Probiotic is a general term for a substance that contains microorganisms or bacteria that are beneficial to the host organism. Relative to functional foods and beverages, the substance often is referred to as “good bacteria” for its beneficial health properties, including the ability to convert sugars and other carbohydrates into lactic acid. It is a common ingredient in dairy products (as noted in the accompanying chart) such as yogurt, as probiotics can act as a preservative by lessening the growth occurrence of spoilage organisms. The dairy category alone accounted for over 90% of all U.S. probiotic launches from 2001-2006.* This ingredient is used in very few food sectors throughout the U.S. However, its presence is being noted in new outlets. For example, in breakfast cereals, Kashi’s new Vive Probiotic Digestive Wellness Cereal claims to promote digestive balance. The beverage category also has experienced growth, although activity in beverages was minimal in comparison to dairy foods.

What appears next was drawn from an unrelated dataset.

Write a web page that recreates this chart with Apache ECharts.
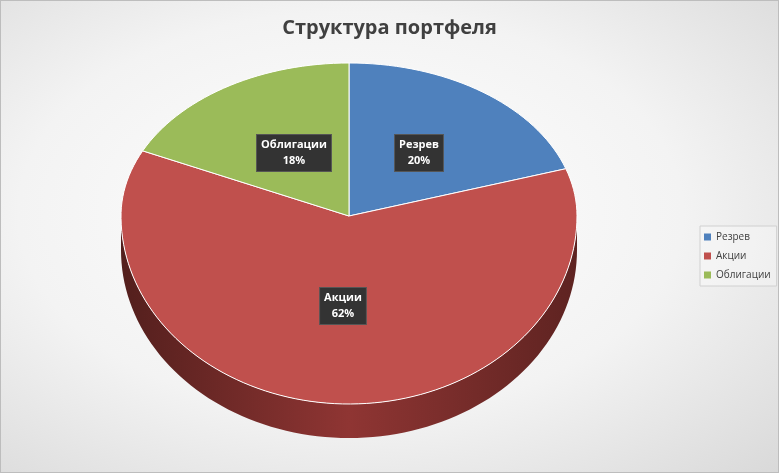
<!DOCTYPE html>
<html><head><meta charset="utf-8">
<script src="https://cdn.jsdelivr.net/npm/echarts@6/dist/echarts.min.js"></script>
<style>html,body{margin:0;padding:0}#c{width:779px;height:473px;background:radial-gradient(ellipse at 45% 45%,#ffffff 0%,#f3f3f3 55%,#d9d9d9 100%);box-sizing:border-box;border:1px solid #bdbdbd}</style>
</head><body><div id="c"></div>
<script>
const categories = ['Резрев', 'Акции', 'Облигации'];
const values = [20, 62, 18];
const colors = ['#4f81bd', '#c0504d', '#9bbb59'];

const CX = 348, CY = 215, RX = 228, RYT = 153, RYB = 188, DEPTH = 34;
const total = values.reduce((a, b) => a + b, 0);
const starts = []; let acc = 0;
values.forEach(v => { starts.push(acc / total * 360); acc += v; });
function pt(deg, dy) { const r = deg * Math.PI / 180; const c = Math.cos(r); return [CX + RX * Math.sin(r), CY - (c > 0 ? RYT : RYB) * c + (dy || 0)]; }
function arc(a, b, dy) { const p = []; const n = Math.max(2, Math.ceil((b - a) / 2)); for (let i = 0; i <= n; i++) p.push(pt(a + (b - a) * i / n, dy)); return p; }

const chart = echarts.init(document.getElementById('c'));
const series = [];
series.push({
  type: 'custom', coordinateSystem: 'none', silent: true, z: 1,
  data: values.map((v, i) => i),
  renderItem: function (params, api) {
    const i = params.dataIndex;
    const a = Math.max(starts[i], 90), b = Math.min(starts[i] + values[i] / total * 360, 270);
    if (b <= a) return { type: 'group', children: [] };
    const top = arc(a, b, 0), bot = arc(a, b, DEPTH).reverse();
    const base = colors[i];
    return { type: 'polygon', shape: { points: top.concat(bot) },
      style: { fill: new echarts.graphic.LinearGradient(0, 0, 1, 0, [
        { offset: 0, color: echarts.color.modifyHSL(base, null, null, 0.22) },
        { offset: 0.5, color: echarts.color.modifyHSL(base, null, null, 0.38) },
        { offset: 1, color: echarts.color.modifyHSL(base, null, null, 0.25) }]) } };
  }
});
categories.forEach((name, i) => {
  series.push({
    type: 'custom', name: name, coordinateSystem: 'none', z: 2,
    itemStyle: { color: colors[i] },
    data: [values[i]],
    renderItem: function (params, api) {
      const a = starts[i], b = a + values[i] / total * 360;
      const pts = [[CX, CY]].concat(arc(a, b, 0));
      const pos = [[418, 152], [342, 305], [293, 152]][i];
      return { type: 'group', children: [
        { type: 'polygon', shape: { points: pts }, style: { fill: colors[i], stroke: '#ffffff', lineWidth: 1 } },
        { type: 'text', x: pos[0], y: pos[1], z2: 10,
          style: { text: name + '\n' + values[i] + '%', fill: '#fff', font: 'bold 11px "Open Sans", "DejaVu Sans", sans-serif',
            align: 'center', verticalAlign: 'middle', lineHeight: 16, backgroundColor: '#333',
            padding: [2, 4], borderColor: '#555', borderWidth: 1 } }
      ] };
    }
  });
});

chart.setOption({
  title: { text: 'Структура портфеля', left: 'center', top: 12,
    textStyle: { fontFamily: '"Open Sans", sans-serif', fontSize: 20, fontWeight: 'bold', color: '#404040' } },
  legend: { orient: 'vertical', left: 699, top: 225, itemWidth: 7, itemHeight: 7, itemGap: 9,
    icon: 'rect', data: categories, selectedMode: false,
    textStyle: { fontSize: 10, color: '#404040', fontFamily: '"Open Sans", sans-serif' },
    borderColor: '#d0d0d0', borderWidth: 1, padding: [6, 6, 6, 4], backgroundColor: 'rgba(255,255,255,0.3)' },
  series: series,
  animation: false
});
</script></body></html>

Although vitamins and minerals are often the most popular ingredients used to produce functional foods and beverages, a review of new functional products has produced a long list of ingredients. Natural foods and other health advocates encourage the consumption of probiotic products to further support the life of beneficial bacteria in the body.

From a global aspect, between 2001 and 2006,* Europe accounted for over 70% of probiotic food and beverage introductions, followed by Asia Pacific (20%), Latin America (5%) and the Middle East/ Africa region (4%). Overall, probiotic introductions have experienced a steady increase. According to recent Mintel research, North American consumers generally are more interested in diet trends directly related to specific health conditions (i.e., cancer or heart disease) than in trends more closely aligned with wellness and health (i.e., probiotic foods).


Vitasoy International Holdings in Hong Kong just made a healthy food even healthier with its Red Bean variant in the Vitasoy range of soymilks. In Chinese, “red bean” refers to azuki beans (sometimes also spelled adzuki or aduki), popular in Chinese and Japanese cuisine and used for a wide range of food products. The small, reddish beans boast excellent nutritional values—high in protein, fiber, vitamins and minerals—and also help lower cholesterol. Plus, their phytoestrogens may have a role in preventing breast cancer. In traditional Chinese medicine, red beans are believed to benefit the bladder, kidneys and reproductive functions, as well as promote courage. This milk is not made entirely from red beans. The soymilk is produced from water and whole soybeans, and the red beans are infused into the mix. Therefore, it also should appeal to consumers of soymilk looking for an extra health benefit or interesting flavor.

Environmentalism continues to a big issue and is proving to be a good opportunity for some companies. In the U.K., Belu Mineral Water launched Belu, a product that has taken great steps to combat global warming. It is packaged in the U.K.’s first biodegradable corn starch bottle, a container that claims to turn back to soil in 12 weeks. The bottle biodegrades more than one million years faster than normal plastic water bottles. In addition, the company uses British water to keep food miles down and, in cooperation with WaterAid, donates 100% of its net profits to clean-water projects. Every purchased bottle provides someone in India or Africa with clean water for one month.

In Japan, products in the ready-to-drink (RTD) iced coffee market fight to stand out on grocery shelves. Understanding that unique aesthetics can make all the difference, a number of companies are trying to distinguish themselves with striking designs to improve on-shelf impact. The most recent example of this is JT Foods’ ROOTS Inspiration. The milky RTD coffee is packaged in a can coated in a “prism-layer film” that changes color, depending on the angle of the light. This iridescent effect is guaranteed to attract attention, and the product is aptly named as well.